Another frustrated elementary teacher observed of the recent changes imposed on his school: “The maddening thing is that in a few years, all these new requirements will be scrapped in favor of a whole new package of ‘better’ ideas.” The teaching profession is losing teachers, forcing schools to resort to extreme measures at times to keep a warm body in the classroom.
For the good of both students and teachers, the burden of proof should be on those who want to disrupt learning by introducing “fuzzy math,” “whole language,” “values clarification” and the like. Parents and teachers should not be in the position of having to constantly assume a defensive posture against an onslaught of “improvement.”
Experimentation has become the unquestioned norm in our classrooms. Many educrats feel something is wrong is they are not trying out a new theory on our hapless students.

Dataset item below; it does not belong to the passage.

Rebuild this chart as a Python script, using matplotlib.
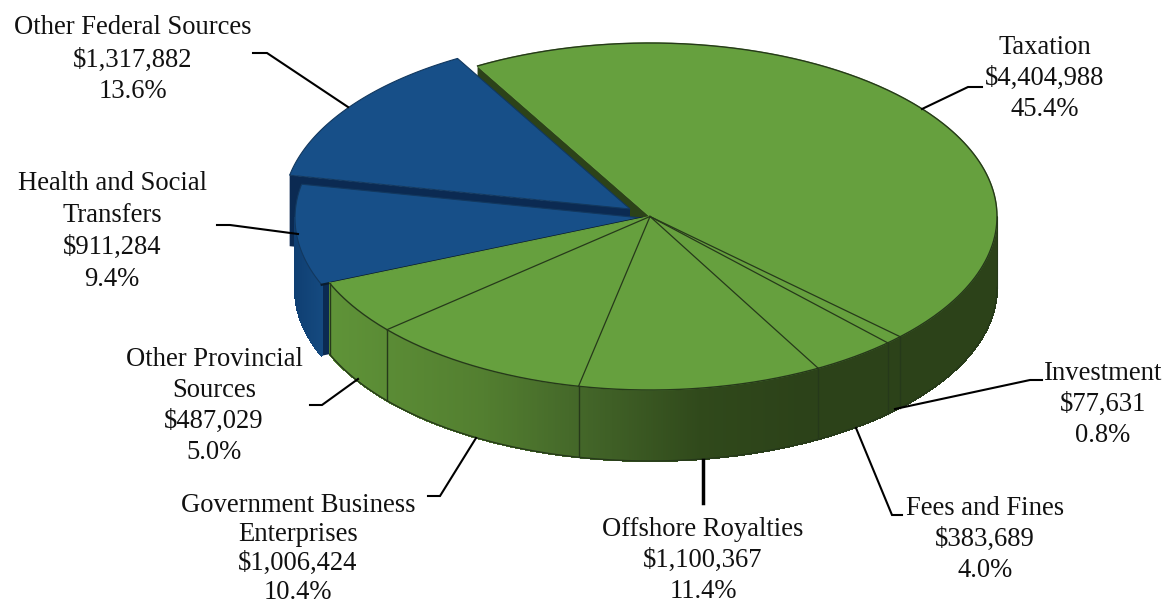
import matplotlib
matplotlib.use("Agg")
import matplotlib.pyplot as plt
import numpy as np

# revenue by source, clockwise from the top of the pie
sources = ["Taxation", "Investment", "Fees and Fines", "Offshore Royalties",
           "Government Business\nEnterprises", "Other Provincial\nSources",
           "Health and Social\nTransfers", "Other Federal Sources"]
amounts = [4404988, 77631, 383689, 1100367, 1006424, 487029, 911284, 1317882]
percents = [45.4, 0.8, 4.0, 11.4, 10.4, 5.0, 9.4, 13.6]

GREEN = "#66a03e"
BLUE = "#174f88"
NAVY = "#0b2a52"
DARK_GREEN = "#2c4219"
EDGE = "#26391a"

CX, CY = 650, 216.5
RX, RY = 347, 173.5
DEPTH = 71
START = 119.8

total = sum(amounts)
sweeps = [a / total * 360 for a in amounts]
ends = START - np.cumsum(sweeps)
starts = ends + np.array(sweeps)


def rim(cx, cy, a):
    a = np.radians(a)
    return cx + RX * np.cos(a), cy - RY * np.sin(a)


def wedge(cx, cy, a0, a1, color, z, edge=None, lw=0.8):
    t = np.linspace(a0, a1, 200)
    x, y = rim(cx, cy, t)
    ax.fill(np.r_[cx, x], np.r_[cy, y], color=color, ec=edge or color, lw=lw, zorder=z)


def cut_face(cx, cy, a, color, z):
    x, y = rim(cx, cy, a)
    ax.fill([cx, x, x, cx], [cy, y, y + DEPTH, cy + DEPTH], color=color, lw=0, zorder=z)


def green_shade(x):
    stops = [330, 480, 590, 700, 800, 1000]
    cols = np.array([matplotlib.colors.to_rgb(c) for c in
                     ["#5f9338", "#537f30", "#426428", "#30491b", "#2c4219", "#2c4219"]])
    return [float(np.interp(x, stops, cols[:, i])) for i in range(3)]


def blue_shade(x):
    c0 = np.array(matplotlib.colors.to_rgb("#0f3f72"))
    c1 = np.array(matplotlib.colors.to_rgb("#154a80"))
    return tuple(c0 + (c1 - c0) * np.clip((x - 294) / 28, 0, 1))


def side(cx, cy, a0, a1, shade, z):
    t = np.r_[np.arange(a0, a1, -0.4), a1]
    x, y = rim(cx, cy, t)
    for i in range(len(t) - 1):
        xs = [x[i], x[i + 1], x[i + 1], x[i]]
        ys = [y[i], y[i + 1], y[i + 1] + DEPTH, y[i] + DEPTH]
        c = shade((x[i] + x[i + 1]) / 2)
        ax.fill(xs, ys, color=c, ec=c, lw=0.8, antialiased=False, zorder=z)


fig = plt.figure(figsize=(11.65, 6.05), dpi=100)
ax = fig.add_axes([0, 0, 1, 1])
ax.set_xlim(0, 1165)
ax.set_ylim(605, 0)
ax.axis("off")

# blue slices are pulled out of the pie
fed_c = (630, 209)
health_c = (642, 218)

# taxation cut face shows behind the blue slice
cut_face(CX, CY, START, DARK_GREEN, 1)

cut_face(*fed_c, starts[7], NAVY, 2)
wedge(*fed_c, starts[7], ends[7], BLUE, 3, edge="#12385f")

cut_face(*health_c, starts[6], NAVY, 4)
side(*health_c, starts[6], -180, blue_shade, 4)
wedge(*health_c, starts[6], ends[6], BLUE, 5, edge="#12385f")
x, y = rim(*health_c, starts[6])
ax.plot([x, health_c[0]], [y, health_c[1]], color="#0a1c2e", lw=1.6, zorder=6)

# green body
side(CX, CY, 0, ends[5], green_shade, 7)
wedge(CX, CY, START, ends[5], GREEN, 8)

# rim and slice separators
t = np.linspace(START, ends[5], 400)
x, y = rim(CX, CY, t)
ax.plot(x, y, color=EDGE, lw=1.0, zorder=9)
t = np.linspace(0, ends[5], 300)
x, y = rim(CX, CY, t)
ax.plot(x, y + DEPTH, color=EDGE, lw=1.0, zorder=9)
x, y = rim(CX, CY, 0)
ax.plot([x, x], [y, y + DEPTH], color=EDGE, lw=0.8, zorder=9)
for a in ends[:6]:
    x, y = rim(CX, CY, a)
    if a != ends[5]:
        ax.plot([CX, x], [CY, y], color=EDGE, lw=0.9, zorder=9)
    ax.plot([x, x], [y, y + DEPTH], color=EDGE, lw=1.0, zorder=9)

# leader lines
leaders = [
    ([922, 968, 982], [109, 87, 87], 1.5),
    ([895, 1030, 1042], [409, 380, 380], 1.5),
    ([856, 892, 902], [428, 515, 515], 1.5),
    ([703, 703], [460, 503], 2.5),
    ([476, 440, 428], [438, 496, 496], 1.5),
    ([358, 322, 310], [379, 405, 405], 1.5),
    ([298, 230, 217], [234, 225, 225], 1.5),
    ([348, 267, 253], [107, 53, 53], 1.5),
]
for lx, ly, w in leaders:
    ax.plot(lx, ly, color="black", lw=w, zorder=10, solid_joinstyle="miter")

label_x = [1045, 1103, 985, 703, 298, 214, 112, 133]
label_top = [48, 374, 508.5, 530, 506, 360, 183, 28]
line_gap = [30.8, 30.8, 30.8, 30.8, 28.8, 30.8, 32, 32]
for i in range(len(sources)):
    txt = f"{sources[i]}\n${amounts[i]:,}\n{percents[i]:.1f}%"
    for j, line in enumerate(txt.split("\n")):
        ax.text(label_x[i], label_top[i] + j * line_gap[i], line, ha="center", va="center",
                family="Liberation Serif", fontsize=19.2, color="#111111", zorder=11)

fig.savefig("out.png", dpi=100)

Consequently, on the front lines, schools must grapple with fads frequently imposed by the educational bureaucrats to whom they are subordinate. Schools are regularly thrown into disorder by frequent redesigns of the curriculum based on the “latest research” and teachers spend all their energy trying to satisfy administrative dictates, rather than attending to the main business of teaching.
As I arrived in Chicago, a pleasant spring snow was fast turning into a messy, dangerous wind driven slush. In retrospect, the downturn in weather was not a bad metaphor for the ruinous experimentation promoted by the education conference just underway.
Unfortunately, stopping all of this nonsense will be as difficult as it would have been to stop the bad weather in Chicago.